The request: Write every line out verbatim and omit the pictures.

## begin Information supplied

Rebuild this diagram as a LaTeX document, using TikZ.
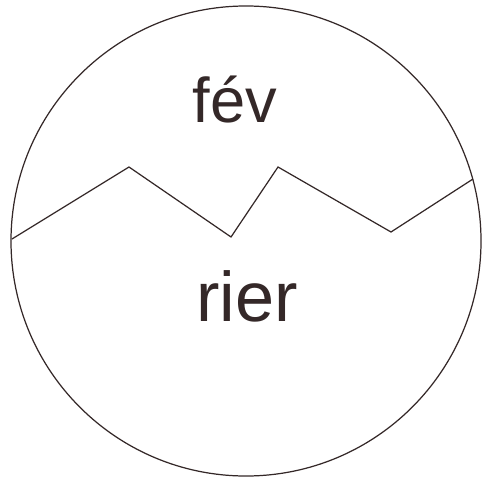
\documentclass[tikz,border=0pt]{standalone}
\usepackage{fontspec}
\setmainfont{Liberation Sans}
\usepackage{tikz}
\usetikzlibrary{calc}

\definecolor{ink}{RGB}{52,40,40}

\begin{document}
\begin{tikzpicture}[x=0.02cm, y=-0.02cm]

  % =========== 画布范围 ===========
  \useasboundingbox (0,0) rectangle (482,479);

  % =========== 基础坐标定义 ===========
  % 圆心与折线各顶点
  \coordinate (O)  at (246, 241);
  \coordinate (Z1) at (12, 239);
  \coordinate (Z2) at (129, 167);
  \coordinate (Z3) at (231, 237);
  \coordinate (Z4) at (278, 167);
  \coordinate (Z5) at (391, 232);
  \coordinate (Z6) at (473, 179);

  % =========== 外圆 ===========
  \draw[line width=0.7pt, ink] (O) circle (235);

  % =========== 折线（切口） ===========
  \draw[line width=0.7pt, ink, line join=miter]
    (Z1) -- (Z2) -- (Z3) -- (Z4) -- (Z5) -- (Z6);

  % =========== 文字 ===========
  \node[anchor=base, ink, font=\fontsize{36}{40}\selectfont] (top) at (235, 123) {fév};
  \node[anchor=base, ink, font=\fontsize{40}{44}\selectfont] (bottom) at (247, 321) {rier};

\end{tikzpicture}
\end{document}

## end Information supplied

Answer to this exercise:
Rebuild this diagram as a LaTeX document, using TikZ.
\documentclass[tikz,border=0pt]{standalone}
\usepackage{fontspec}
\setmainfont{Liberation Sans}
\usepackage{tikz}
\usetikzlibrary{calc}

\definecolor{ink}{RGB}{52,40,40}

\begin{document}
\begin{tikzpicture}[x=0.02cm, y=-0.02cm]

  % =========== 画布范围 ===========
  \useasboundingbox (0,0) rectangle (482,479);

  % =========== 基础坐标定义 ===========
  % 圆心与折线各顶点
  \coordinate (O)  at (246, 241);
  \coordinate (Z1) at (12, 239);
  \coordinate (Z2) at (129, 167);
  \coordinate (Z3) at (231, 237);
  \coordinate (Z4) at (278, 167);
  \coordinate (Z5) at (391, 232);
  \coordinate (Z6) at (473, 179);

  % =========== 外圆 ===========
  \draw[line width=0.7pt, ink] (O) circle (235);

  % =========== 折线（切口） ===========
  \draw[line width=0.7pt, ink, line join=miter]
    (Z1) -- (Z2) -- (Z3) -- (Z4) -- (Z5) -- (Z6);

  % =========== 文字 ===========
  \node[anchor=base, ink, font=\fontsize{36}{40}\selectfont] (top) at (235, 123) {fév};
  \node[anchor=base, ink, font=\fontsize{40}{44}\selectfont] (bottom) at (247, 321) {rier};

\end{tikzpicture}
\end{document}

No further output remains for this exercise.